start Input data

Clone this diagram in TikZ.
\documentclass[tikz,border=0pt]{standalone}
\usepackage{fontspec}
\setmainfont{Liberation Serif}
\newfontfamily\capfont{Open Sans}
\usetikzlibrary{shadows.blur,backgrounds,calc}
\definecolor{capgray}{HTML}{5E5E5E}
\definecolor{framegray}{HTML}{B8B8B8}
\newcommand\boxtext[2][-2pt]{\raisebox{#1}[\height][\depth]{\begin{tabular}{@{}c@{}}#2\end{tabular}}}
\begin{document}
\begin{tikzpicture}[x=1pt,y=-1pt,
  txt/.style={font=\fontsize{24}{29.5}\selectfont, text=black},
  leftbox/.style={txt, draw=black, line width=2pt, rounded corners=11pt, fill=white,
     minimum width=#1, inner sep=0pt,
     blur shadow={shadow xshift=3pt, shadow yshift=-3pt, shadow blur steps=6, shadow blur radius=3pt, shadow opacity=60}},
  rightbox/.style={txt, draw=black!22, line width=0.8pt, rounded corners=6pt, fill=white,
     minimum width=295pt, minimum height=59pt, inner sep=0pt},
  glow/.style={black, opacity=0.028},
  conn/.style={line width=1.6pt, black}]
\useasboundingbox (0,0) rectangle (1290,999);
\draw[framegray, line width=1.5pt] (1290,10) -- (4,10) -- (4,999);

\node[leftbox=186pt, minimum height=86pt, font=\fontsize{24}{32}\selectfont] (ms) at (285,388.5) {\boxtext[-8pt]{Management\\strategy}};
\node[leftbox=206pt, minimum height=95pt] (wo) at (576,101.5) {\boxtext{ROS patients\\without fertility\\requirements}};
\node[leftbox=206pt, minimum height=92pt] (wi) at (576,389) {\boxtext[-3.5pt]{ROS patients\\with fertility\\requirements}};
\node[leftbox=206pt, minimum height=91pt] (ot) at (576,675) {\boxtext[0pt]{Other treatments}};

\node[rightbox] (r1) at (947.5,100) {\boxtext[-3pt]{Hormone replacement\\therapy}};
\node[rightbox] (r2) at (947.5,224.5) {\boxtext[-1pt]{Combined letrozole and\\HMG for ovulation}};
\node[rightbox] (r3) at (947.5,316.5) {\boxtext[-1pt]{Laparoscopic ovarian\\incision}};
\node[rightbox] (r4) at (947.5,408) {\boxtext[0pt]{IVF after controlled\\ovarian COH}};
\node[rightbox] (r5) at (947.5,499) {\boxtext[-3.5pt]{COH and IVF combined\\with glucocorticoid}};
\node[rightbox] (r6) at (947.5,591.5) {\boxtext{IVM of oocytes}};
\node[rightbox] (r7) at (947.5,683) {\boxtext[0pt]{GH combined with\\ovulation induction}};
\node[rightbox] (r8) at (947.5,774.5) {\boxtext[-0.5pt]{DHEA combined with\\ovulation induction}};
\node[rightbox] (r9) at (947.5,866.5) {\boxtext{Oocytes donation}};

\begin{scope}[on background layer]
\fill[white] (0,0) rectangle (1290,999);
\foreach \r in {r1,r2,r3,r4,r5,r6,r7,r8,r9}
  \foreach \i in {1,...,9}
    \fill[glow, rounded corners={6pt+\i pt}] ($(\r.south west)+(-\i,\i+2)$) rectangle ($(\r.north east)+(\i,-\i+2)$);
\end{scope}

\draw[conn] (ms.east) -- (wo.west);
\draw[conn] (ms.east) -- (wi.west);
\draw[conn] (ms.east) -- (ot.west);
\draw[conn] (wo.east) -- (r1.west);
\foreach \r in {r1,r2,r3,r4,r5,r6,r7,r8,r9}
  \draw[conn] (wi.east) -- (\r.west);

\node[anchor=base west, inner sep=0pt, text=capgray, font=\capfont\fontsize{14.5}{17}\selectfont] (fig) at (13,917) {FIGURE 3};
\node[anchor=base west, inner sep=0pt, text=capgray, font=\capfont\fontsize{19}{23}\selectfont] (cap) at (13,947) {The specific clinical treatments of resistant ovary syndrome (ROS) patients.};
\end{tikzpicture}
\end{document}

end Input data
start Input data

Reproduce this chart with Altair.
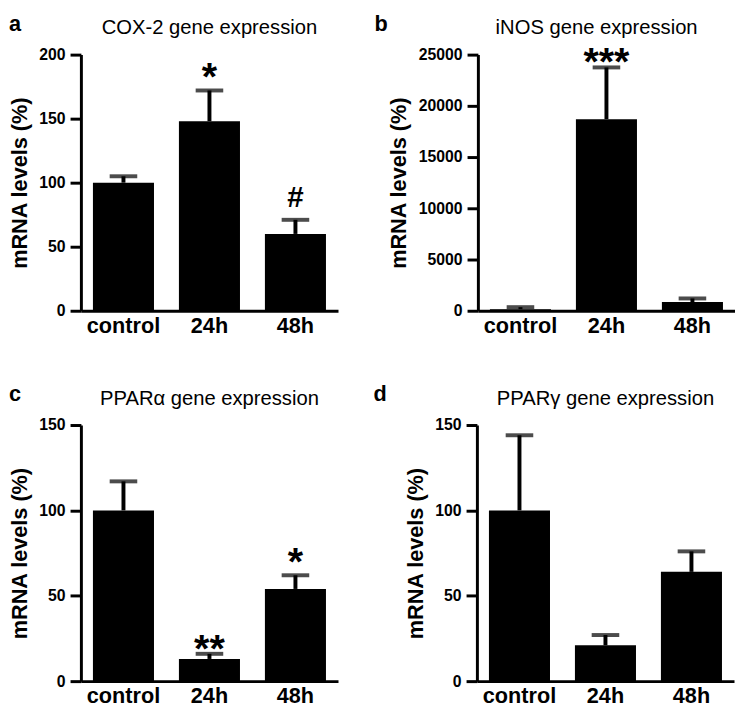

end Input data

Of the entries above, repeat exactly the lines from the line with "Clone this diagram in TikZ." through the line with "minimum height=91pt] (ot)", both of them included.

Clone this diagram in TikZ.
\documentclass[tikz,border=0pt]{standalone}
\usepackage{fontspec}
\setmainfont{Liberation Serif}
\newfontfamily\capfont{Open Sans}
\usetikzlibrary{shadows.blur,backgrounds,calc}
\definecolor{capgray}{HTML}{5E5E5E}
\definecolor{framegray}{HTML}{B8B8B8}
\newcommand\boxtext[2][-2pt]{\raisebox{#1}[\height][\depth]{\begin{tabular}{@{}c@{}}#2\end{tabular}}}
\begin{document}
\begin{tikzpicture}[x=1pt,y=-1pt,
  txt/.style={font=\fontsize{24}{29.5}\selectfont, text=black},
  leftbox/.style={txt, draw=black, line width=2pt, rounded corners=11pt, fill=white,
     minimum width=#1, inner sep=0pt,
     blur shadow={shadow xshift=3pt, shadow yshift=-3pt, shadow blur steps=6, shadow blur radius=3pt, shadow opacity=60}},
  rightbox/.style={txt, draw=black!22, line width=0.8pt, rounded corners=6pt, fill=white,
     minimum width=295pt, minimum height=59pt, inner sep=0pt},
  glow/.style={black, opacity=0.028},
  conn/.style={line width=1.6pt, black}]
\useasboundingbox (0,0) rectangle (1290,999);
\draw[framegray, line width=1.5pt] (1290,10) -- (4,10) -- (4,999);

\node[leftbox=186pt, minimum height=86pt, font=\fontsize{24}{32}\selectfont] (ms) at (285,388.5) {\boxtext[-8pt]{Management\\strategy}};
\node[leftbox=206pt, minimum height=95pt] (wo) at (576,101.5) {\boxtext{ROS patients\\without fertility\\requirements}};
\node[leftbox=206pt, minimum height=92pt] (wi) at (576,389) {\boxtext[-3.5pt]{ROS patients\\with fertility\\requirements}};
\node[leftbox=206pt, minimum height=91pt] (ot) at (576,675) {\boxtext[0pt]{Other treatments}};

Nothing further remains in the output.